--- start ---
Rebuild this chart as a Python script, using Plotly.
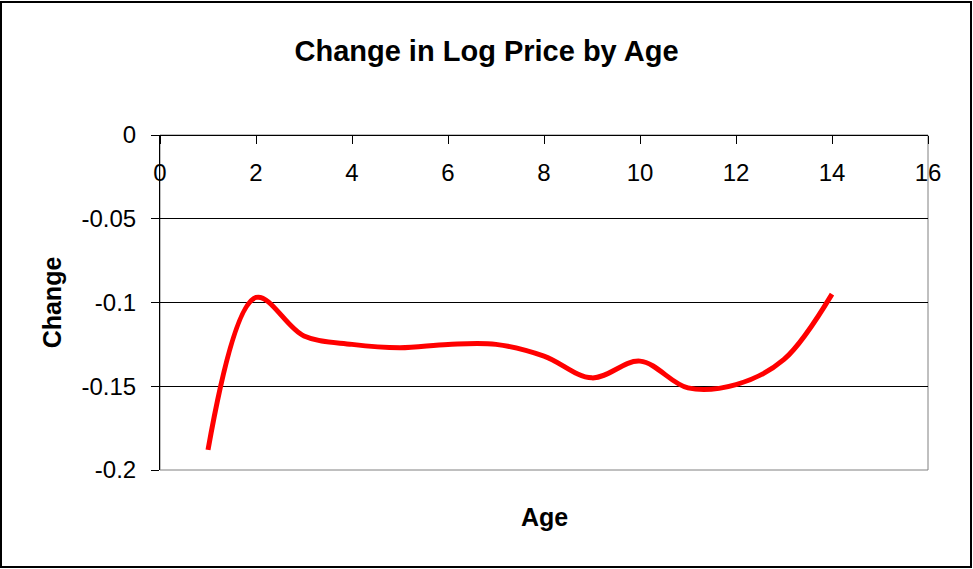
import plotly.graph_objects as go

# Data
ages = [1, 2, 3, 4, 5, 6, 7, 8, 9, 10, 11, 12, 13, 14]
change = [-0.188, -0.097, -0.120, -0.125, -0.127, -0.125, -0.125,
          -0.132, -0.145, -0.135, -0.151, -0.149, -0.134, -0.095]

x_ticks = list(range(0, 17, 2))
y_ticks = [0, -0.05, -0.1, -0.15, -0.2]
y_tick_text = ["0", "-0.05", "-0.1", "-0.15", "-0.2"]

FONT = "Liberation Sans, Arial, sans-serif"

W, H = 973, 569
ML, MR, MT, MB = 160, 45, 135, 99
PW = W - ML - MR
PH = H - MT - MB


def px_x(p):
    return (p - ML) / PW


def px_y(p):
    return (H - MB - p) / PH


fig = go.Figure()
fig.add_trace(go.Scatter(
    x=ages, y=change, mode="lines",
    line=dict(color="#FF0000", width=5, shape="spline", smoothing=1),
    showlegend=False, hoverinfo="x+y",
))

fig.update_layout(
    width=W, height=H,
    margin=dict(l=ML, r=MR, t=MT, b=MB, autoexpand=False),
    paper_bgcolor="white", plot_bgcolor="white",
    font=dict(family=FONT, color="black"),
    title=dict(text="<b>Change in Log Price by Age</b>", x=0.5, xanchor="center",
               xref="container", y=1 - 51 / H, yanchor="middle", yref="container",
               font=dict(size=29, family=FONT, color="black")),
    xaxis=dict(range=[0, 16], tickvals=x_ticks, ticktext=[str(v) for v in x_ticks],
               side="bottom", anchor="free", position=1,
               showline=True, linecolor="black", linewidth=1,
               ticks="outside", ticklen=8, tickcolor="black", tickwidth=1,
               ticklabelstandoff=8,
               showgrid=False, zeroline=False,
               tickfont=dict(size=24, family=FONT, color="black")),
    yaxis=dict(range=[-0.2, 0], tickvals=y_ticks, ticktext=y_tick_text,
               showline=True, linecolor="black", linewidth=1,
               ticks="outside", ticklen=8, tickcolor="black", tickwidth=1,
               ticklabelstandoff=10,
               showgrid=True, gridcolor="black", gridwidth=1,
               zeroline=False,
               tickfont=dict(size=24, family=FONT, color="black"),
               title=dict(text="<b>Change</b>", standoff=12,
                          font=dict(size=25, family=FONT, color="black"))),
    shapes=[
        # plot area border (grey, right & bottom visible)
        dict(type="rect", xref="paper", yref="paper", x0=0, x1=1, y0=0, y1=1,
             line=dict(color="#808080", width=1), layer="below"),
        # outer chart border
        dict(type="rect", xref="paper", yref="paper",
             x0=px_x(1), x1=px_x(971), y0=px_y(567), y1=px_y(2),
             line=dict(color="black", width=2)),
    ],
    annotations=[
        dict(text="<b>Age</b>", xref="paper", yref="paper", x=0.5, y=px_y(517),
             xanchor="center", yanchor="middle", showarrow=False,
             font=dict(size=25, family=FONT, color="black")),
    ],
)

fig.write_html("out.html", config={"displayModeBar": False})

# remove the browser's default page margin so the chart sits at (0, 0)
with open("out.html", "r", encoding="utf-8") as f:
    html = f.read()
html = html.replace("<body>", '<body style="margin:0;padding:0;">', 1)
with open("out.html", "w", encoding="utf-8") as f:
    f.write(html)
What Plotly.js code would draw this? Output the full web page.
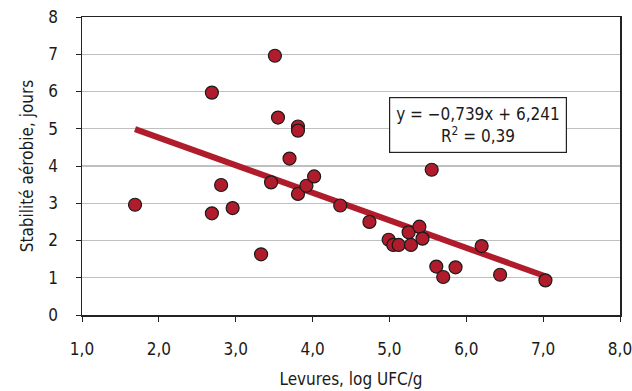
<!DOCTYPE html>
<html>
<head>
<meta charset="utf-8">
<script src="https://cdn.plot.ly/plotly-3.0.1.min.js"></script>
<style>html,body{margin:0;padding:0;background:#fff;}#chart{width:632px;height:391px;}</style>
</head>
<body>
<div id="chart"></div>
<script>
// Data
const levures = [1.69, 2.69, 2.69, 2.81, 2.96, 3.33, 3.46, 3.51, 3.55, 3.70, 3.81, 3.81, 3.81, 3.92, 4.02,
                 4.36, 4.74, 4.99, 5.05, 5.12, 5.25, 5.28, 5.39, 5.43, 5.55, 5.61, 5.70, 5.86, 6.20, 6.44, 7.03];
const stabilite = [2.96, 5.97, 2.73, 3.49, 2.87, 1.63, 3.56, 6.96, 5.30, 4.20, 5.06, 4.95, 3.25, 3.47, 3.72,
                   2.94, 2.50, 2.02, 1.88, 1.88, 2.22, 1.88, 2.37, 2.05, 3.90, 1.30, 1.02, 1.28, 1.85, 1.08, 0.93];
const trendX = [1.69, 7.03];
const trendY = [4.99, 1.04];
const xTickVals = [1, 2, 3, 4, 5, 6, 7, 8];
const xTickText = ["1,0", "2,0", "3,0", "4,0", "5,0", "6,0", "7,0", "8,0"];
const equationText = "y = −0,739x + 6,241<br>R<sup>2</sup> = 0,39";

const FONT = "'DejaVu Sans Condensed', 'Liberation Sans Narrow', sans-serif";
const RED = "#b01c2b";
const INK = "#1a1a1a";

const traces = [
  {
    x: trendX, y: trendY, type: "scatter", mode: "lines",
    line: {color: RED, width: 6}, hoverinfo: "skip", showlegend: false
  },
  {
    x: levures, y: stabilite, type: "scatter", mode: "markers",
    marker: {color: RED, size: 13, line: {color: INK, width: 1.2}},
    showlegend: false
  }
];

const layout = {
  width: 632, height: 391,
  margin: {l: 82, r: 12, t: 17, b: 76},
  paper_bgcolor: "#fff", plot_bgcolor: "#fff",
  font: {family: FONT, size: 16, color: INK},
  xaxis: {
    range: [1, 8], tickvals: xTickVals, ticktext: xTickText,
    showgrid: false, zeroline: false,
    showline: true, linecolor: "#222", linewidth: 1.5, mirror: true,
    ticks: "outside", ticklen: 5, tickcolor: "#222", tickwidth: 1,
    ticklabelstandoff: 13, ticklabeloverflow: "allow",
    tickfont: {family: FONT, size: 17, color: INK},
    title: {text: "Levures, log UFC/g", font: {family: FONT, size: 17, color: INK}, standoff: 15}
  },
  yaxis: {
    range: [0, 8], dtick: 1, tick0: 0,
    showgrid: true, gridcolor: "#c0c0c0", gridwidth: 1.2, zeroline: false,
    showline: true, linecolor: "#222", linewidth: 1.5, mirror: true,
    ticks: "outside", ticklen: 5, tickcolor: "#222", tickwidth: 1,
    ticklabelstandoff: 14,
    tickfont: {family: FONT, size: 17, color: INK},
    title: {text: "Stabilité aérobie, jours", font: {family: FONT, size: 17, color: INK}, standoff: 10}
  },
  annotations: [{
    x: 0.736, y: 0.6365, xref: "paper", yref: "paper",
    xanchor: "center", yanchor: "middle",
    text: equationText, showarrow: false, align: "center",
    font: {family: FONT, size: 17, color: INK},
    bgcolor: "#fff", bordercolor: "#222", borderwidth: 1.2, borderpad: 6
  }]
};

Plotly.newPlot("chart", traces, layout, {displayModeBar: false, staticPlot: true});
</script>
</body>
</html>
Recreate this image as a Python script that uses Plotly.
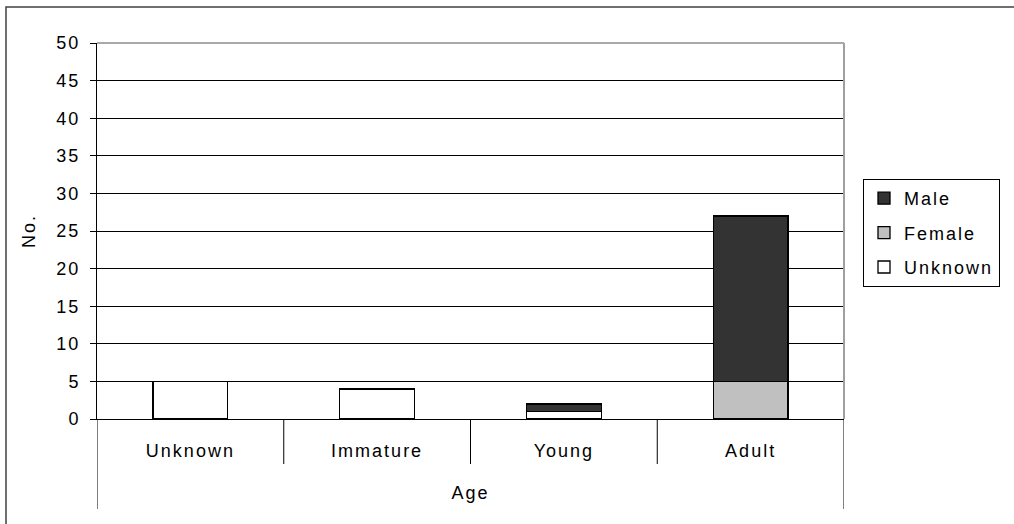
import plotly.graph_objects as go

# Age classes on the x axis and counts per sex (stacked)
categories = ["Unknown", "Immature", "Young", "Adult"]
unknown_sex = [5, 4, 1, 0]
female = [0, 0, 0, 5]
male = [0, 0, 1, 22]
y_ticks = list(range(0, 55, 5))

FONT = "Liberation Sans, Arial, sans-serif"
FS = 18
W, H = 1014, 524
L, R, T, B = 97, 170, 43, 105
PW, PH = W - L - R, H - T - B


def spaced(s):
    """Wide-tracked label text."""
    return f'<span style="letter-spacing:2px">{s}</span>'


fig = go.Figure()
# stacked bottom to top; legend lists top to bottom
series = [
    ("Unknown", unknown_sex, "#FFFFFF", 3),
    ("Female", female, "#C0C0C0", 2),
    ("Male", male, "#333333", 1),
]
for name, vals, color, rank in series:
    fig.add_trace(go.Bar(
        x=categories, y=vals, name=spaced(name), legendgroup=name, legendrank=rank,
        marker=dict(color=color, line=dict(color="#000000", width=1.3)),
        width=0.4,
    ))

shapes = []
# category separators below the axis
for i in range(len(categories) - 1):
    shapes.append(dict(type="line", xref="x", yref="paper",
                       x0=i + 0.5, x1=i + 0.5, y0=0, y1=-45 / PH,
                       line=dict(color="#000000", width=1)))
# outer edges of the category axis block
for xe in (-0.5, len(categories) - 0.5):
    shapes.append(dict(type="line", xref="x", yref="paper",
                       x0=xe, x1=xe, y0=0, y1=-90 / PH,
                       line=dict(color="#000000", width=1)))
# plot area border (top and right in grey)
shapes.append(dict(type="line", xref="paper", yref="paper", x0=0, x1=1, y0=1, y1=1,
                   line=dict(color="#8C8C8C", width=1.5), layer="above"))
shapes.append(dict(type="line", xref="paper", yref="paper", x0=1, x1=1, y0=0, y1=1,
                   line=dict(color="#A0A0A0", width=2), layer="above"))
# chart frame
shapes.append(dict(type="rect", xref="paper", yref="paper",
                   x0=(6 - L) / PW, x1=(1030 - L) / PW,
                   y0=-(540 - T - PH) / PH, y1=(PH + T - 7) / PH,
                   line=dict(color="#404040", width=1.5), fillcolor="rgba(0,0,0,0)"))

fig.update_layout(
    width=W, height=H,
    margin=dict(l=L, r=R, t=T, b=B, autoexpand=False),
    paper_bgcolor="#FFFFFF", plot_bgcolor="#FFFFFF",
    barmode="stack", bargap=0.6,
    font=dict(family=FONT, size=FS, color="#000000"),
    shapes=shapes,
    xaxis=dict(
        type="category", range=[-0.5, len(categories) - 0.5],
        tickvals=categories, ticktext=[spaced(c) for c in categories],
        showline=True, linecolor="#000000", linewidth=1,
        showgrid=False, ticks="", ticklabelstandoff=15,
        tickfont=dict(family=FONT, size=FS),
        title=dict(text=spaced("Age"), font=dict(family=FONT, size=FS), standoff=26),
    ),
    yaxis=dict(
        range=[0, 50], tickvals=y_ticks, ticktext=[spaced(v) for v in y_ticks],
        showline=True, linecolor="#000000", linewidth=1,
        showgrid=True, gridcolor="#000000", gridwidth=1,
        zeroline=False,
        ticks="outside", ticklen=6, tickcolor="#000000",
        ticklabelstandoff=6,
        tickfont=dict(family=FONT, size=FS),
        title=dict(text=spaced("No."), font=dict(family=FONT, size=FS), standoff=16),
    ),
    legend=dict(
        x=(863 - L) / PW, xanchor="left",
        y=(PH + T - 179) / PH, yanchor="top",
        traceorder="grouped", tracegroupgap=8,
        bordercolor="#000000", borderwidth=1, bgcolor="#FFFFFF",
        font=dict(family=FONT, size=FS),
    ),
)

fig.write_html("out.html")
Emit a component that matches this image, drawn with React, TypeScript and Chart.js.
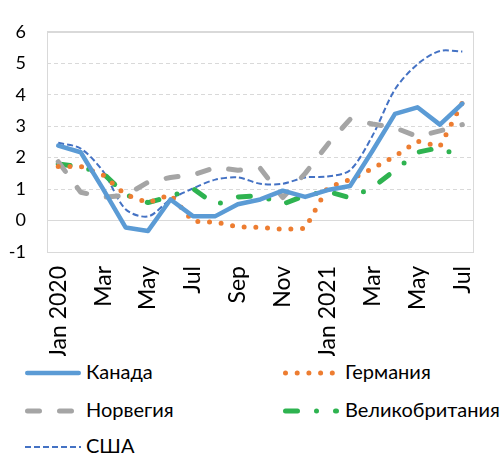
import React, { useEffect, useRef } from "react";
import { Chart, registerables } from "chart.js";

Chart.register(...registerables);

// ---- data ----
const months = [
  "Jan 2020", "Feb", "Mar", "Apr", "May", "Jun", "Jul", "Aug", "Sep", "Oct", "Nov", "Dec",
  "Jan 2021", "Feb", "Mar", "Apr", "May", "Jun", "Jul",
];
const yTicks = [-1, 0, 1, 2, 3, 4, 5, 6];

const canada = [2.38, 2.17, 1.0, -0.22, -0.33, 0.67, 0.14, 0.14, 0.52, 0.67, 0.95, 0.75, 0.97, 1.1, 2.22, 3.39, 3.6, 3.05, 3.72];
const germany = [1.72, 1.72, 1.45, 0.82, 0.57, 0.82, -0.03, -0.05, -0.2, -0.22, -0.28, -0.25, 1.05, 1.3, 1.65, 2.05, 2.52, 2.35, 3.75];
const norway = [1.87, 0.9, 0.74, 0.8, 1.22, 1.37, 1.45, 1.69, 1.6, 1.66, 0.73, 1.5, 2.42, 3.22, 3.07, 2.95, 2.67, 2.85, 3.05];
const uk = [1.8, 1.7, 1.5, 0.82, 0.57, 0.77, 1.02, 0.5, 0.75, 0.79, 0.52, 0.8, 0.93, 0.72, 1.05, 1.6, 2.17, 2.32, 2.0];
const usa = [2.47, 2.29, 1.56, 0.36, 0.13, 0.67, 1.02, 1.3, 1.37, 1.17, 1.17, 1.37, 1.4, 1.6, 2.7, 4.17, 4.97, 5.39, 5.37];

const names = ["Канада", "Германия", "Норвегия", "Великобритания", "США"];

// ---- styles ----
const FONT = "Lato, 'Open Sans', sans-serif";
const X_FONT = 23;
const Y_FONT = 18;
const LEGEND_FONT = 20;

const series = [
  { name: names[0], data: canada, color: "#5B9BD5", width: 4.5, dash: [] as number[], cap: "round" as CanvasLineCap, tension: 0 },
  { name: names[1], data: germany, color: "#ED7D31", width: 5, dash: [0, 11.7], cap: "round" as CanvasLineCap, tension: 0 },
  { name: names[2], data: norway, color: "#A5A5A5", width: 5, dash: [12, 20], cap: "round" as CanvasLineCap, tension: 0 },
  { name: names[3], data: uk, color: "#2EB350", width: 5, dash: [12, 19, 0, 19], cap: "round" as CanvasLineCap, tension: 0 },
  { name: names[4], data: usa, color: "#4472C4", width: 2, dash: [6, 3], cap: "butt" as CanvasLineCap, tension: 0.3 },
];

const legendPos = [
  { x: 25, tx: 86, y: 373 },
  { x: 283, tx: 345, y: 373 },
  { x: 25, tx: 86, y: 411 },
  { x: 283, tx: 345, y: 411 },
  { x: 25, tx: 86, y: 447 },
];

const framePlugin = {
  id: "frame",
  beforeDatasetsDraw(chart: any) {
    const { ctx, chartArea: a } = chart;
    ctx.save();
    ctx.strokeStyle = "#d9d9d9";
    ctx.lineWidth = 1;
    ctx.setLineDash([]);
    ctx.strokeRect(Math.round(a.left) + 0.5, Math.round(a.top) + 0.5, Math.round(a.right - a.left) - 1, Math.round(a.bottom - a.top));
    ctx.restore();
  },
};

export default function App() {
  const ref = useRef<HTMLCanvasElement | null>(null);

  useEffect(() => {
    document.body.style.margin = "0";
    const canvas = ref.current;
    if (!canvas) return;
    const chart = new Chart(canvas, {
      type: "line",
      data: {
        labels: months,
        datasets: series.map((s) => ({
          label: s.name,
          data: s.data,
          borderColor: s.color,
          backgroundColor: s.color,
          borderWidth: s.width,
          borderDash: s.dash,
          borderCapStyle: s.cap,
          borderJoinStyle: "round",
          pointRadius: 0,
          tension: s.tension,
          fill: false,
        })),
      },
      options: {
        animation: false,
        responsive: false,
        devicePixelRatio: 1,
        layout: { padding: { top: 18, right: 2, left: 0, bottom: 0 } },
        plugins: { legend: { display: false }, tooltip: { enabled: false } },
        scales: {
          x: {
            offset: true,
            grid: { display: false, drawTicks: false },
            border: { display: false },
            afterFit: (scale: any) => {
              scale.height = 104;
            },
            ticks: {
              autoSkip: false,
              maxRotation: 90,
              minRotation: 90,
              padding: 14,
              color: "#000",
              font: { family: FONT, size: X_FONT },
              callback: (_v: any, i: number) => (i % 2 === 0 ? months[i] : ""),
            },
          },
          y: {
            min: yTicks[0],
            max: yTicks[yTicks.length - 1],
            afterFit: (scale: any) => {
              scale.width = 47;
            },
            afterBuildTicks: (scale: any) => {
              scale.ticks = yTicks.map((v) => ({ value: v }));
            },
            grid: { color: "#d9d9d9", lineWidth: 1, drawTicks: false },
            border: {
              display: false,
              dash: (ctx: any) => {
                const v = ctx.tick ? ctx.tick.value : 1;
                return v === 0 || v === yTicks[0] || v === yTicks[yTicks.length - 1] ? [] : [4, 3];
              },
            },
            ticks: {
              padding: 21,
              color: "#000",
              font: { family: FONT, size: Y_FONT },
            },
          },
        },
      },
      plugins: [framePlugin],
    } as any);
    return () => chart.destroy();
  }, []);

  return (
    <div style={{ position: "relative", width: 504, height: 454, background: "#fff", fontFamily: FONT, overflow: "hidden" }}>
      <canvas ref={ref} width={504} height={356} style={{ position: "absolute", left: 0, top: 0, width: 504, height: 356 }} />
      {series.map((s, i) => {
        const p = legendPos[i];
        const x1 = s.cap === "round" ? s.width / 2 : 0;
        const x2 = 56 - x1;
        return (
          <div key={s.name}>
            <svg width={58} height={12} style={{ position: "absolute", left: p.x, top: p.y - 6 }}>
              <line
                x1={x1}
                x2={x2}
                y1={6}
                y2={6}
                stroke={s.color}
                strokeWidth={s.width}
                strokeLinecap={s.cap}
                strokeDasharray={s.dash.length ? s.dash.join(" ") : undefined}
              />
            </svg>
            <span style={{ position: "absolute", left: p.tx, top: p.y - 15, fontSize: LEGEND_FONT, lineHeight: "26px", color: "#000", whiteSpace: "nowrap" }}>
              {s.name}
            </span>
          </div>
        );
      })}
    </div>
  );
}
--- end ---
Problem:
Everything from the top line of the data down to and including the line with "return (H - MB - p) / PH" is to be copied, except the pictures.

Solution to this exercise:
Rebuild this chart as a Python script, using Plotly.
import plotly.graph_objects as go

# Data
ages = [1, 2, 3, 4, 5, 6, 7, 8, 9, 10, 11, 12, 13, 14]
change = [-0.188, -0.097, -0.120, -0.125, -0.127, -0.125, -0.125,
          -0.132, -0.145, -0.135, -0.151, -0.149, -0.134, -0.095]

x_ticks = list(range(0, 17, 2))
y_ticks = [0, -0.05, -0.1, -0.15, -0.2]
y_tick_text = ["0", "-0.05", "-0.1", "-0.15", "-0.2"]

FONT = "Liberation Sans, Arial, sans-serif"

W, H = 973, 569
ML, MR, MT, MB = 160, 45, 135, 99
PW = W - ML - MR
PH = H - MT - MB


def px_x(p):
    return (p - ML) / PW


def px_y(p):
    return (H - MB - p) / PH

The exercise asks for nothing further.